WASHINGTON – The Senate Judiciary Committee, led by Chairman Chuck Grassley of Iowa, this morning approved five pieces of legislation that will address the national opioid crisis. Chairman Grassley released the following statement. A brief description of each approved bill follows.
“Today, we took several steps forward in beating back the opioid epidemic. It’s a crisis that touches families and communities across this country. From California to the Carolinas to my home state of Iowa, we have seen the devastating results of abusing illegal and prescription opioids, heroin or fentanyl.
“Each of the measures we approved today will help curb opioid abuse and its tragic consequences. As a cosponsor of five of these bills, I’ve been glad to work with my colleagues to address this mounting problem. Our work is not yet done, and I look forward to continued bipartisan cooperation to enact these measures and continue combatting this epidemic.” Grassley said.
S.2645 Access to Increased Drug Disposal Act of 2018 (Ernst, Grassley, Blumenthal)
S.2645 will encourage increased participation of authorized collectors in drug take back programs by awarding grants to states. It will focus particular attention on states within the lowest quartile of participation in take back programs.
See also: Drug take back programs can fight the growth of opioid addiction (Op-Ed in the Iowa City Press-Citizen)
S.2535 Opioid Quota Reform Act (Durbin, Kennedy, Grassley, Feinstein)
S.2535 will empower the Drug Enforcement Administration (DEA) to consider additional factors when setting annual quotas for opioid drug production in the United States. Currently, DEA can only consider past sales and estimated demand. This bill allows the agency to take into account diversion, abuse, overdose deaths and public health impacts when setting quotas.
See also: Addressing the opioid crisis on the front end with the Opioid Quota Reform Act (Op-Ed in The Hill)
S.2789 Substance Abuse Prevention Act (Cornyn, Feinstein, Tillis, Klobuchar, Blumenthal, Grassley)

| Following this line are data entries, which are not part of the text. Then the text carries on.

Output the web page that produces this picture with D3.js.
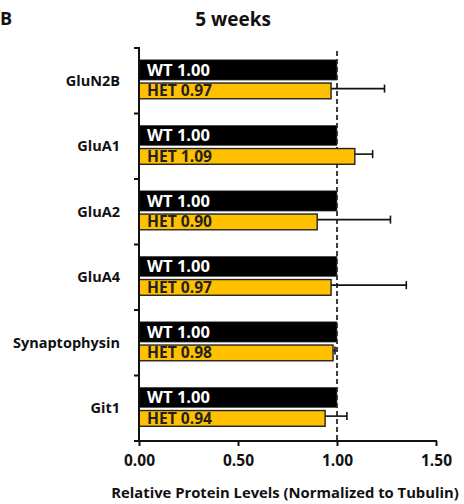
<!DOCTYPE html>
<html><head><meta charset="utf-8">
<script src="https://cdn.jsdelivr.net/npm/d3@7"></script>
<style>
body{margin:0;background:#fff;}
svg text{font-family:"Open Sans",sans-serif;font-weight:bold;}
</style></head>
<body><svg id="c" width="464" height="504"></svg>
<script>
const categories = ["GluN2B","GluA1","GluA2","GluA4","Synaptophysin","Git1"];
const wtValues = [1.00,1.00,1.00,1.00,1.00,1.00];
const hetValues = [0.97,1.09,0.90,0.97,0.98,0.94];
const hetErrors = [0.27,0.09,0.37,0.38,0.01,0.11];
const xTicks = [0,0.5,1.0,1.5];

const svg = d3.select("#c");
const x = d3.scaleLinear().domain([0,1.5]).range([139,436]);
const y = d3.scaleBand().domain(categories).range([48,441]).paddingInner(0).paddingOuter(0);
const bw = y.bandwidth();

svg.append("text").attr("x",0).attr("y",25).attr("font-size",18).attr("fill","#111").text("B");
svg.append("text").attr("x",233).attr("y",26).attr("text-anchor","middle").attr("font-size",19).attr("fill","#111").text("5 weeks");

// dashed reference line
svg.append("line").attr("x1",x(1)).attr("x2",x(1)).attr("y1",51).attr("y2",441)
  .attr("stroke","#111").attr("stroke-width",1.6).attr("stroke-dasharray","5,3");

const g = svg.append("g").selectAll("g").data(categories).join("g")
  .attr("transform",d=>`translate(0,${y(d)})`);

// WT bars
g.append("rect").attr("x",x(0)).attr("y",bw*0.18).attr("height",bw*0.31)
  .attr("width",(d,i)=>x(wtValues[i])-x(0)).attr("fill","#000").attr("stroke","#555").attr("stroke-width",0.6);
// HET error bars
g.append("line").attr("x1",(d,i)=>x(hetValues[i])).attr("x2",(d,i)=>x(hetValues[i]+hetErrors[i]))
  .attr("y1",bw*0.62).attr("y2",bw*0.62).attr("stroke","#111").attr("stroke-width",1.6);
g.append("line").attr("x1",(d,i)=>x(hetValues[i]+hetErrors[i])).attr("x2",(d,i)=>x(hetValues[i]+hetErrors[i]))
  .attr("y1",bw*0.62-4).attr("y2",bw*0.62+4).attr("stroke","#111").attr("stroke-width",1.6);
// HET bars
g.append("rect").attr("x",x(0)).attr("y",bw*0.535).attr("height",bw*0.24)
  .attr("width",(d,i)=>x(hetValues[i])-x(0)).attr("fill","#FFC000").attr("stroke","#222").attr("stroke-width",1.4);

g.append("text").attr("x",147).attr("y",bw*0.335).attr("dy","0.36em").attr("font-size",15.5).attr("fill","#fff")
  .attr("textLength",63).attr("lengthAdjust","spacingAndGlyphs")
  .text((d,i)=>"WT "+wtValues[i].toFixed(2));
g.append("text").attr("x",147).attr("y",bw*0.655).attr("dy","0.36em").attr("font-size",15.5).attr("fill","#222")
  .attr("textLength",65).attr("lengthAdjust","spacingAndGlyphs")
  .text((d,i)=>"HET "+hetValues[i].toFixed(2));

// category labels
g.append("text").attr("x",120).attr("y",bw*0.5).attr("dy","0.36em").attr("text-anchor","end")
  .attr("font-size",14.5).attr("fill","#111").text(d=>d);

// y axis
svg.append("line").attr("x1",x(0)).attr("x2",x(0)).attr("y1",47).attr("y2",442).attr("stroke","#111").attr("stroke-width",2);
const yTickPos = categories.map(c=>y(c));
svg.append("g").selectAll("line").data(yTickPos).join("line")
  .attr("x1",x(0)-5).attr("x2",x(0)).attr("y1",d=>d).attr("y2",d=>d).attr("stroke","#111").attr("stroke-width",2);

// x axis
const xa = svg.append("g").attr("transform","translate(0,441)")
  .call(d3.axisBottom(x).tickValues(xTicks).tickFormat(d3.format(".2f")).tickSize(5).tickSizeOuter(0));
xa.select(".domain").attr("stroke","#111").attr("stroke-width",2).attr("d",`M${x(0)-5},0H${x(1.5)+1}`);
xa.selectAll(".tick line").attr("stroke","#111").attr("stroke-width",2);
xa.selectAll(".tick text").attr("font-size",15.5).attr("fill","#111").attr("dy","1.1em")
  .style("font-family","'Open Sans',sans-serif").style("font-weight","bold");

svg.append("text").attr("x",285).attr("y",498).attr("text-anchor","middle").attr("font-size",14.8)
  .attr("fill","#111").text("Relative Protein Levels (Normalized to Tubulin)");
</script></body></html>
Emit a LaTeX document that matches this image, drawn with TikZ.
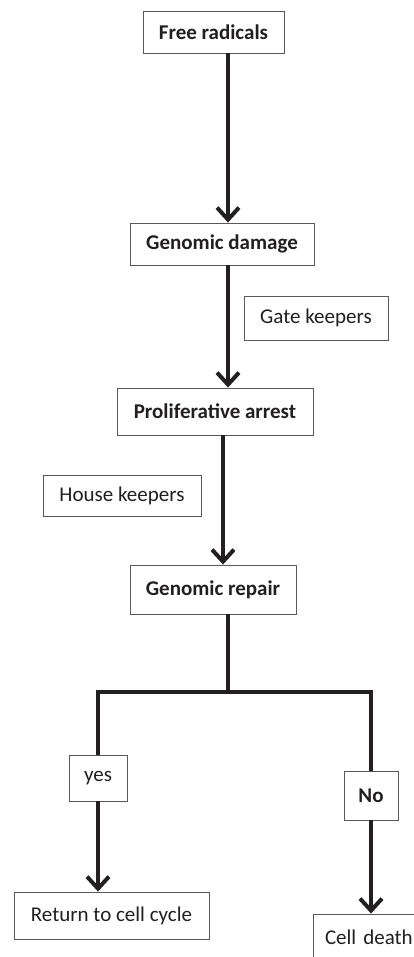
\documentclass[tikz,border=0pt]{standalone}
\usepackage{fontspec}
\setmainfont{Carlito}
\usetikzlibrary{arrows.meta}
\definecolor{ink}{HTML}{231F20}
\tikzset{
  box/.style={draw=black!65, line width=0.9pt, inner sep=0pt, font=\fontsize{21}{25}\selectfont, text=ink},
  bbox/.style={box, font=\fontsize{21}{25}\selectfont\bfseries},
  conn/.style={draw=ink, line width=4pt},
  arr/.style={conn, -{Straight Barb[length=12pt,width=22pt]}},
}
\begin{document}
\begin{tikzpicture}[x=1pt,y=1pt]
\useasboundingbox (0,0) rectangle (414,-957);
\fill[white] (0,0) rectangle (414,-957);
\node[bbox, minimum width=141, minimum height=42] (fr) at (213.5,-32) {Free radicals};
\node[bbox, minimum width=184, minimum height=42] (gd) at (222,-244) {Genomic damage};
\node[box, minimum width=144, minimum height=44] (gk) at (316,-318) {Gate keepers};
\node[bbox, minimum width=196, minimum height=47] (pa) at (215,-411.5) {Proliferative arrest};
\node[box, minimum width=158, minimum height=41] (hk) at (122,-495.5) {House keepers};
\node[bbox, minimum width=166, minimum height=49] (gr) at (213,-589.5) {Genomic repair};
\node[box, minimum width=58, minimum height=46] (yes) at (98,-778) {yes};
\node[bbox, minimum width=54, minimum height=49] (no) at (371,-795.5) {No};
\node[box, minimum width=120, minimum height=47, text width=96, align=left] (cd) at (373,-937.5) {Cell death};
\node[box, minimum width=195, minimum height=47] (ret) at (111.5,-915.5) {Return to cell cycle};
\coordinate (sp) at (228,0);
\coordinate (sp2) at (223,0);
\coordinate (bar) at (228,-692);
\draw[arr] (fr.south -| sp) -- (gd.north -| sp);
\draw[arr] (gd.south -| sp) -- (pa.north -| sp);
\draw[arr] (pa.south -| sp2) -- (gr.north -| sp2);
\draw[conn] (gr.south -| sp) -- (bar);
\draw[conn] (yes.north) |- (bar) -| (no.north);
\draw[arr] (yes.south) -- (yes.south |- ret.north);
\draw[arr] (no.south) -- (no.south |- cd.north);
\end{tikzpicture}
\end{document}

S.2789 will reauthorize the Office of National Drug Control Policy (ONDCP), keeping the Drug-Free Communities (DFC) and High-Intensity Drug Trafficking Areas (HIDTA) programs within that office. It will also boost public awareness of opioid and heroin addiction as authorized under the Comprehensive Addiction and Recovery Act (CARA); provide resources for families to stay together when one is battling substance abuse; and require the Attorney General and the Dept. of Health and Human Services to complete a plan for educating and training health care providers in best practices for prescribing controlled substances.
S.207 Synthetic Abuse and Labeling of Toxic Substances Act of 2017 (Klobuchar, Graham, Feinstein, Grassley, Whitehouse, Cornyn, Blumenthal, Tillis, Warner, Hatch, Hassan, Rubio, Markey, Kennedy, Smith)
S.207 will close a legal loophole that inhibits the prosecution of opioid analogue traffickers by clarifying when a controlled substance analogue is or is not intended for human consumption.
S.2838 Using Data to Prevent Opioid Diversion Act of 2018 (Feinstein, Grassley, Capito, Durbin)
S.2838 will require DEA to use anonymized data to track and prevent the diversion of prescription opioids into illegal sales. The data will be available to registrants, and will include the total number of distributors serving a single pharmacy or practitioner and the total number of opioid pills distributed to a single pharmacy or practitioner.
Each bill was reported favorably to the full Senate by a voice vote. Full results of today’s Senate Judiciary Committee executive business meeting can be found HERE.
An additional piece of legislation, S.2837 the Preventing Drug Diversion Act of 2018, was held over for consideration at the next executive business meeting. It is sponsored by Sens. Hassan and Grassley. That bill will amend the Controlled Substances Act to define “suspicious order” to include unusually sized orders, orders that deviate substantially from a normal pattern, orders of unusual frequency and orders that meet other criteria set by the Attorney General.